Unfortunately, money for very complex rocket science is controlled by populist anti-intellectual luddites, aka Congress, and NASA found itself making many compromises just to hold onto its funding. As a result, the general mission for both the Shuttle and the ISS have been diluted to the point that NASA's old 'Grand Architecture' scheme is all but unrecognizable today.

Griffin, perhaps justifiably in the light of this, wants to return to an Apollo-style overall plan, which I guess could be called the 'Space Direct' scheme. If you want to go anywhere in the solar system, you launch directly from Earth, no waystations (theoretically) needed. This is the whole point of his baby, the Constellation program.

However, Griffin has gone about trying to achieve this in what is reportedly a very hard-headed, politically-charged, and heavy-handed way, very typical for a Bush appointee. Details can be found in the article. This is why I think he should be scuppered; he'll butt heads too many times with the Obama administration, and nothing will get done. The Constellation program should continue, even the embattled ARES I rocket, but perhaps following an independent review to see what could be done better.

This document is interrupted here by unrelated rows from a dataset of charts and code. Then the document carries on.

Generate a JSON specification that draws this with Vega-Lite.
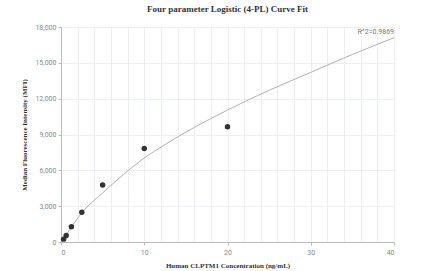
{
  "$schema": "https://vega.github.io/schema/vega-lite/v6.json",
  "width": 333,
  "height": 215,
  "autosize": {"type": "none"},
  "padding": {"left": 61, "top": 27, "right": 32, "bottom": 29},
  "background": "white",
  "config": {"view": {"stroke": null}},
  "title": {
    "text": "Four parameter Logistic (4-PL) Curve Fit",
    "font": "Liberation Serif",
    "fontSize": 9,
    "fontWeight": "bold",
    "color": "#333333",
    "anchor": "middle",
    "offset": 9
  },
  "datasets": {
    "points": [
      {"conc": 0.3125, "mfi": 240},
      {"conc": 0.625, "mfi": 540},
      {"conc": 1.25, "mfi": 1270},
      {"conc": 2.5, "mfi": 2500},
      {"conc": 5, "mfi": 4770},
      {"conc": 10, "mfi": 7820},
      {"conc": 20, "mfi": 9650}
    ],
    "curve": [
      {"conc": 0, "mfi": 0},
      {"conc": 0.3125, "mfi": 300},
      {"conc": 0.625, "mfi": 620},
      {"conc": 1.25, "mfi": 1250},
      {"conc": 2.5, "mfi": 2450},
      {"conc": 5, "mfi": 4100},
      {"conc": 7.5, "mfi": 5650},
      {"conc": 10, "mfi": 7030},
      {"conc": 12.5, "mfi": 8150},
      {"conc": 15, "mfi": 9200},
      {"conc": 17.5, "mfi": 10150},
      {"conc": 20, "mfi": 11050},
      {"conc": 25, "mfi": 12700},
      {"conc": 30, "mfi": 14200},
      {"conc": 35, "mfi": 15700},
      {"conc": 40, "mfi": 17100}
    ],
    "label": [
      {"conc": 40, "mfi": 17100, "text": "R^2=0.9869"}
    ]
  },
  "resolve": {"axis": {"x": "independent"}},
  "encoding": {
    "y": {
      "field": "mfi", "type": "quantitative",
      "scale": {"domain": [0, 18000], "nice": false},
      "axis": {
        "values": [0, 3000, 6000, 9000, 12000, 15000, 18000],
        "format": ",.0f",
        "grid": true, "gridColor": "#eceef6",
        "domainColor": "#bbbbbb", "tickColor": "#bbbbbb", "tickSize": 3,
        "labelFont": "Roboto", "labelFontSize": 7, "labelColor": "#888888", "labelPadding": 2,
        "title": "Median Fluorescence Intensity (MFI)",
        "titleFont": "Liberation Serif", "titleFontSize": 7, "titleFontWeight": "bold", "titleColor": "#333333",
        "titlePadding": 7
      }
    }
  },
  "layer": [
    {
      "data": {"name": "curve"},
      "mark": {"type": "line", "color": "#b0b0b0", "strokeWidth": 1, "interpolate": "monotone"},
      "encoding": {
        "x": {
          "field": "conc", "type": "quantitative",
          "scale": {"domain": [0, 40], "nice": false},
          "axis": {"orient": "bottom", "values": [0,2,4,6,8,10,12,14,16,18,20,22,24,26,28,30,32,34,36,38,40], "labels": false, "ticks": false, "domain": false, "title": null, "grid": true, "gridColor": "#eceef6", "gridWidth": 1}
        }
      }
    },
    {
      "data": {"name": "points"},
      "mark": {"type": "circle", "color": "#333333", "opacity": 1, "size": 30},
      "encoding": {
        "x": {
          "field": "conc", "type": "quantitative",
          "axis": {
            "orient": "bottom",
            "values": [0, 10, 20, 30, 40], "grid": false,
            "domainColor": "#bbbbbb", "tickColor": "#bbbbbb", "tickSize": 3,
            "labelFont": "Roboto", "labelFontSize": 7, "labelColor": "#888888", "labelPadding": 3,
            "title": "Human CLPTM1 Concentration (ng/mL)",
            "titleFont": "Liberation Serif", "titleFontSize": 7, "titleFontWeight": "bold", "titleColor": "#333333",
            "titlePadding": 6
          }
        }
      }
    },
    {
      "data": {"name": "label"},
      "mark": {"type": "text", "align": "right", "baseline": "bottom", "dy": -3, "font": "Roboto", "fontSize": 7, "color": "#777777"},
      "encoding": {
        "x": {"field": "conc", "type": "quantitative", "axis": null},
        "text": {"field": "text"}
      }
    }
  ]
}
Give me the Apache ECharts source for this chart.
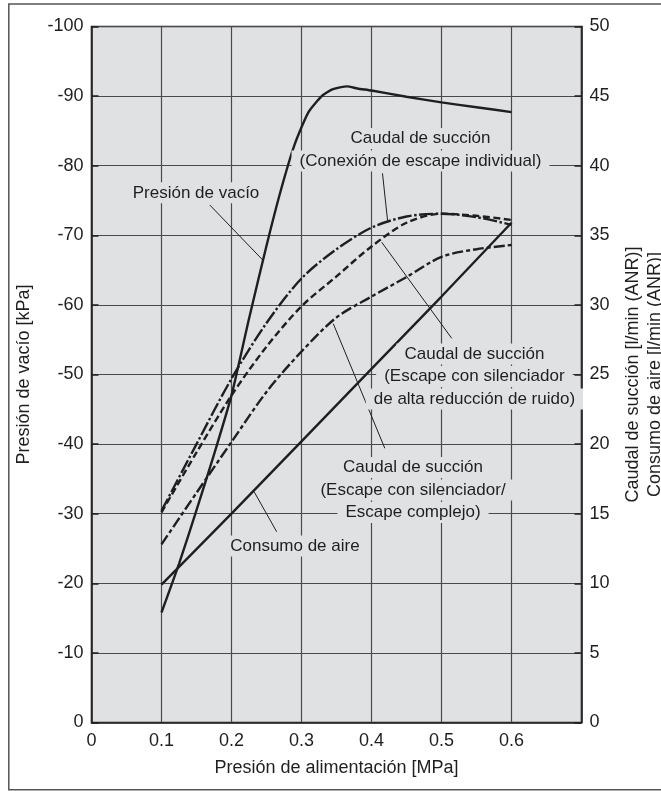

One thing I would like to see happen is extending shuttle flights until the Orion capsules can start flying crews itself. The US should NOT go without manned spaceflight capability, dependent on other countries, for half a decade as Griffin wanted to happen. We have the shuttles, they're flight-worthy and useful still, so let's use them. Yes, two shuttles met with disaster. But then again, so did two Apollo missions (Apollo 1 and 13.) And the Russians, who we were supposed to be dependent on from 2010 to 2015, have had a far worse safety record with space flight (well over 100 casualties--that we know of.)

I do want to see the Constellation program succeed, but I think it inevitable some changes are going to have to be made, and I really don't think Griffin should remain as part of the equation.